Long long long winding road

This will probably be my shortest post ever. But two plus years feels like a really long time. dang. Feeling discouraged as we've already had two and a half years of wait and heartache. Most of the time I feel positive. But today's hard. I'm hearing announcement after announcement of new pregnancies and I'm feeling very sad. Wondering and sad.

4 comments:

Kelly said...

((Hugs)) Sigh. I so understand this feeling. Two years IS a long time, especially after you've already spent years on your family-building journey. It gets so overwhelming at times. I try not to think about it much, but then again, who am I kidding? It's on my mind every single day. And the pregnancy announcements really don't help. Hang in there, and feel free to send me an email if you want to talk...

Amy said...

I have heard many times that although the wait can be totally unbearable at times, once you get your little ones home, the angst of the past goes away...hang in there, you will be a mommy before you know it (times two!).

InventingLiz said...

So sorry you are sad, waiting is hard...

Katrina said...

Thanks, Kelly, Amy, and Liz.
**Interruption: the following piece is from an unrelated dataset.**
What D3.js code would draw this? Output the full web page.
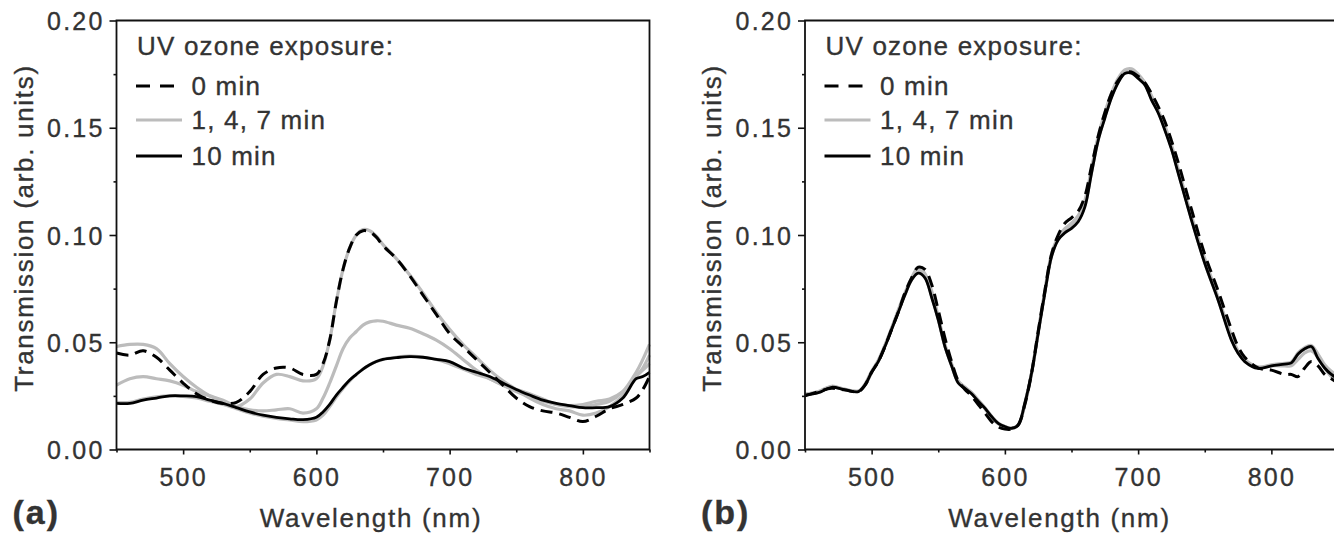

I'm feeling loads better now. Every once in a while, though, everything that we've gone through just hits me and it can be overwhelming. Previously there had always been that hope of, "Next Christmas maybe we'll have our baby..." and now it's "Nope. Not next Christmas, nor the Christmas after that. Maybe the following one." So thanks for listening and understanding. :) Means a lot, and I love following all of your blogs and stages.